Now we have the embarrassment that is Pineapple Express. Directed by art-house veteran David Gordon Green, Pineapple Express was scripted by the Superbad’s Seth Rogen and Evan Goldberg, with Apatow receiving a co-story credit. However, the story is simply an amalgamation of Tarantino flix and Apatow themes. Rogen and James Franco star as Dale and Saul, a pair of stoners who bond and “learn stuff” while on the run from a gangster named Ted Jones (Gary Cole) after Dale witnesses a female cop rub out one of Ted’s rivals as he’s sitting in a car outside Jones’s mansion inhaling a joint stuffed with the “pineapple express” of the film’s title. The chase film that follows has some funny lines, most of them uttered by Franco’s pot dealer Saul, such as when he dazzles Dale with the “crossbow joint,” a high-tech marvel of marijuana-engineering invented by Saul’s “second favorite civil engineer,” who also designed the Golden Gate Bridge. But the weed-centric humor quickly wears thin. The film’s idea of comedy is best expressed by Saul’s repeated references to Rosie Perez’s corrupt police-woman as a “lady cop,” correcting Dale whenever he tells the story of the murder and mentions a “female cop” as the assassin.
David Gordon Green is out of his element with dialogue-based comedy, and the pacing is off in many scenes. But script problems are to blame for the film’s flaws. It’s not easy to balance crime film-style violence with screwball comedy like Tarantino did in True Romance, Reservoir Dogs and Pulp Fiction. Robert Rodriguez and Tarantino have brilliantly explored the comedic consequences of random violence, most memorably in Pulp Fiction when John Travolta’s Vincent Vega ends the life of a lackey named Marvin because his partner Jules drives over a bump at the wrong time and Vega’s weapon accidentally discharges. In Pineapple Express, Dale gets his ear partially shot off, a heavy gets his face scarred by a pot of coffee, and Saul puts his foot through a windshield. But the intended physical comedy never rises above Laurel and Hardy, and it’s an uneasy mix with the happy-go-lucky world of Dale and Saul’s everyday lives.

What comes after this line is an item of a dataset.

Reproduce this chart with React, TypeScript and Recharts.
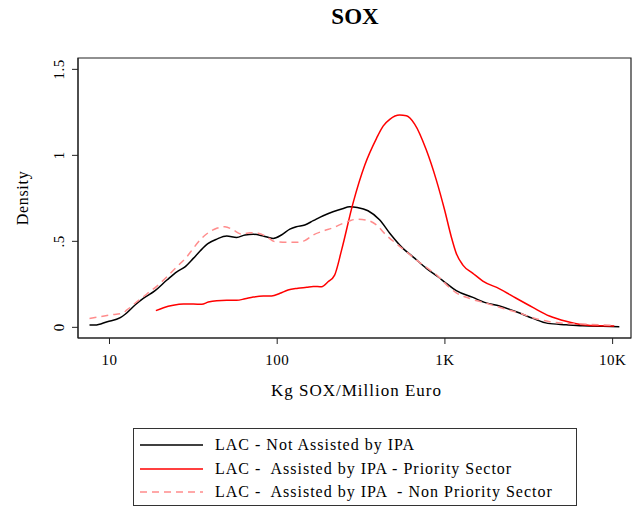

The acting by the minor players is surprisingly bad, with Cole and Perez’s ham-handed efforts seemingly straight out of a blaxploitation flick. Yet there doesn’t seem to be any intentional “camp” quality to their shrill grating performances. There are also a few plot-holes you could drive a Mack Truck through. Dale is given an 18 year-old girlfriend named Angela, which allows for the film’s funniest scene when he visits her at high school and the script enters Superbad territory. The movie sparks to life as Angie banters with a jock Dale dubs “Sporty Spice.” But the script has no idea what to do with Angie. The last we see of her, she’s waiting in a hotel room where Dale has stashed her and her family for protection, promising to call when it’s safe. Equally eyebrow-raising is the film’s lack of an ending. After Dale, Saul and a minor character named Red escape from Jones and his henchman, they gather at a diner to marvel at the “miracle” of how they’ve bonded and all the “stuff” they’ve learned. This unfunny self-reflexive dialogue time-out recalls the worst moments in Kevin Smith’s films, another talented filmmaker who quickly lost his mojo. But coming in the final scene, it is fairly astonishing. The scene ends with Saul’s aged grandmother arriving to pick the trio up, another plot turn without rhyme or reason.
The final scene recalls a joke that Dale tells early in the film about the virtues of weed, that it makes “everything better,” including sex and shitty movies. This joke was also in Walk Hard and is another example how lazy the Apatow gang is getting. It’s a set-up for a reviewer to take a shot at the film along the lines of, “Well, then they should give away bags of Pineapple Express with every ticket ‘cause that’s the only way people will be satisfied with this turkey.” The film has already disappointed people expecting big things from the Superbad duo. Following a crappy opening weekend showing, Rogen and Franco announced the film was “not a stoner flick” to assure everyone it’s not just a bunch of scenes of dudes getting high and acting silly. It pretty much is. But that doesn’t mean it can’t be funny as anyone who’s seen Sean Penn as Jeff Spiccoli in Fast Times at Ridgemont High can tell you. Superbad was the Fast Times of its generation. It’s difficult to follow up a film like that. Cameron Crowe followed up Fast Times with the highly forgettable The Wild Life. But Crowe went on to have a pretty good run. So it’s probably premature to count out Apatow, Rogen and Evan Goldberg, too.
4 responses so far ↓
1 Pineapple Express review | LA Snark // Aug 12, 2008
[...] Pineapple Express Review by Greg Oguss [...]
2 Ling // Aug 13, 2008
I stopped reading at the comparison to Tarantino’s films. Comparisons, even if negative, of these slapstick comedies to the brilliance of Reservoir Dogs and Pulp Fiction is appalling.
3 Sunflower // Aug 13, 2008
@ling do you have yer head stuck in the sand?!!? Everyone is comparing the “violence” in this flick to Tarantino. If your attention span weren’t so short, you’d read that Mr. Oguss actually AGREES with you!!
4 lol // Aug 13, 2008
@comment#1 lol did u just link to the top of this article?